What’s the best leftover pizza?

What’s your favorite pizza? is my favorite question, therefore what’s your favorite leftover pizza? is my next favorite question. The perfect slice for breakfast will always be in the eye of the beholder but asking what’s your favorite leftover pizza? is a fun game to play and there is a lot to learn.  Ording a pizza and doing your own research is even better.

With my mind in the thankful Thanksgiving mode, I realize there is a lot to appreciate in a day old slice.  We get a second chance to experience our pizza.  We get to enjoy a different set of attributes and can prepare it in a variety of ways.  Leftover pizza is quite versatile as it’s great on the go, can be eaten hot or cold, can be enjoyed for any meal of the day or just as a snack.

What pizza taught me:

Whether you prefer your leftover pizza cold, room-temp, nuked or reheated at 350°, there is no doubt it’s the gift that keeps on giving.  This Thanksgiving weekend I’m thankful for my family, friends and my fridge full of leftover pizza.

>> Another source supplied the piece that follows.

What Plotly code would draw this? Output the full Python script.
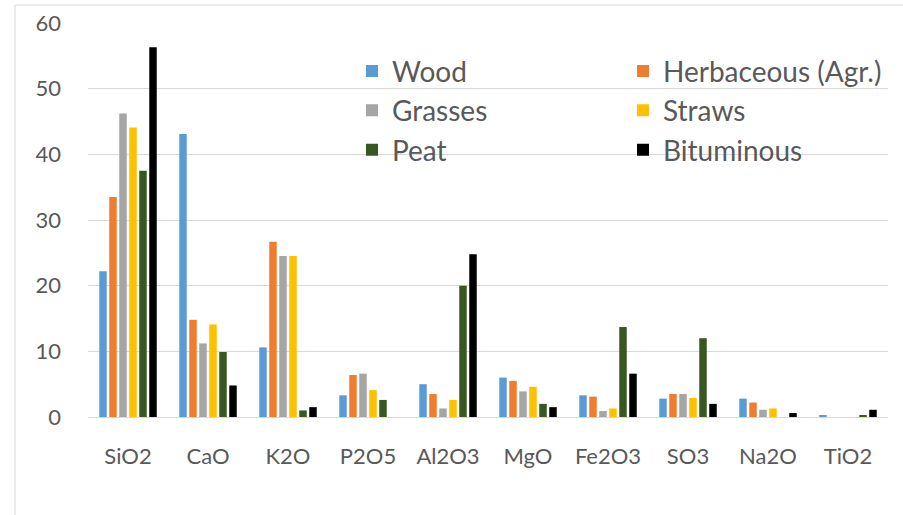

What I’m eating:  Leftover Rosati’s-Super thin-crust, extra cheese half pepperoni, half green olive.

What I’m reading:  The Effective Executive: The Definitive Guide to Getting the Right Things Done Peter Drucker

 

 

 

 

The Pizzaioli

“Every great player has learned the two C’s; how to concentrate and how to maintain composure” -Byron Nelson

A pizzaiolo is a professional pizza maker; often donning a flour-laden apron while wielding a weather-worn pizza-peel; artfully churning out pies in the Neopolitan style.  Dedication to any craft deserves admiration and for those committed to preparing pizzas full-time, I have the utmost respect.

At Eataly in Chicago, I got a front row seat to observe a couple classically trained pizzaiolo’s in action. Their bodies flowing in a focused ceremonial dance—stretching dough balls, ladling sauce, pivoting between bowls of fresh mozzarella and basil leaves—weaving within each other and a 900º oven with the precision and grace of a martial arts masters.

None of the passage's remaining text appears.